Des messages de l’organisation de l’Etat islamique (EI) ont régulièrement menacé l’Espagne d’attentats sur son territoire afin de récupérer les terres perdues d'« Al Andalus », soit l’ensemble des territoires de la péninsule ibérique sous domination musulmane entre le 8e et le 15e siècle.
Pour tenter d’endiguer cette menace, les opérations spéciales des forces de police ont également été multipliées. Rien qu’en 2016, 24 coups de filet antiterroristes ont été menés, et 47 personnes ont été écrouées, d’après les chiffres officiels. « Il n’y a pas eu d’attaque manquée, uniquement des plans déjoués par la police en amont », assure Jesus Pérez Triana, spécialiste des questions de défense et de sécurité en Espagne.
Peu d’Espagnols partis en zone irako-syrienne
Territoire historique de l’Islam, restée jusqu’ici en marge des cibles de Daesh pendant des années, l’Espagne est tout aussi concernée par la radicalisation de certains jeunes que d’autres pays européens. « On retrouve un profil assez commun chez les djihadistes : ce sont souvent des jeunes qui connaissent une crise d’identité jusqu’à ce qu’ils trouvent leur place dans le monde en allant faire le djihad. C’est très similaire aux profils de jeunes djihadistes français, il me semble », explique Jesus Pérez Triana.
Les Espagnols sont pourtant peu nombreux à avoir pris le chemin de la Syrie. « Il y a beaucoup d’opérations antiterroristes mais finalement peu de djihadistes. Sur le territoire, on trouve surtout des diffuseurs de propagande et des recruteurs. Seuls 250 Espagnols sont partis combattre en Syrie », rappelle Ignacio Cembrero, journaliste espagnol et auteur du livre La Espana de Ala. En comparaison, en France, 700 personnes se sont engagées sous la bannière de Daesh en zone irako-syrienne. Pour le moment, le profil des personnes placées en garde à vue après les attentats de Catalogne n’a pas filtré.
Le tourisme, encore et toujours cible de Daesh
Plus encore que lors des attentats de Madrid, c’est le tourisme qui est ciblé par Daesh à travers ces deux nouvelles attaques en Catalogne. Une manne financière qui représente 11 % de l’économie ibérique, et une cible qui assure au groupe djihadiste un fort retentissement dans le monde.
« Le choix de Barcelone est tactique : en ce moment, Madrid est vide de ses habitants, tandis que les touristes s’agglutinent en Catalogne, renchérit Jean Chalvidant, docteur en Civilisation espagnole et criminologue. Daesh fait donc d’une pierre deux coups : il châtie l’Espagne tout autant que les étrangers se trouvant sur place. »
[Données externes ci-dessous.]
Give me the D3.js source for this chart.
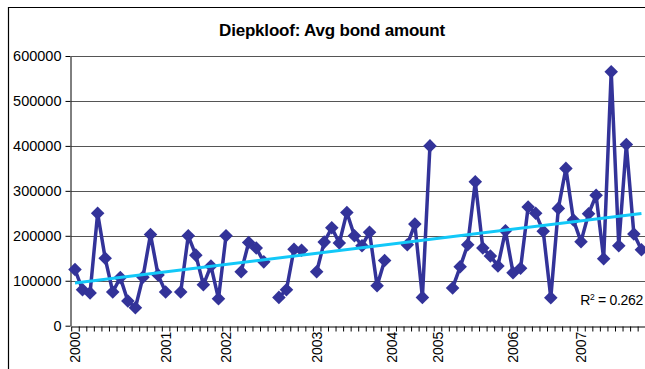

« Barcelone est de loin la ville la plus touristique d’Espagne », souligne Ignacio Cembrero. Si l’état d’alerte est déjà presque à son seuil maximum, cet attentat dans le cœur touristique de l’Espagne devrait au moins voir apparaître une série de nouvelles mesures de sécurité des badauds dans les lieux publics.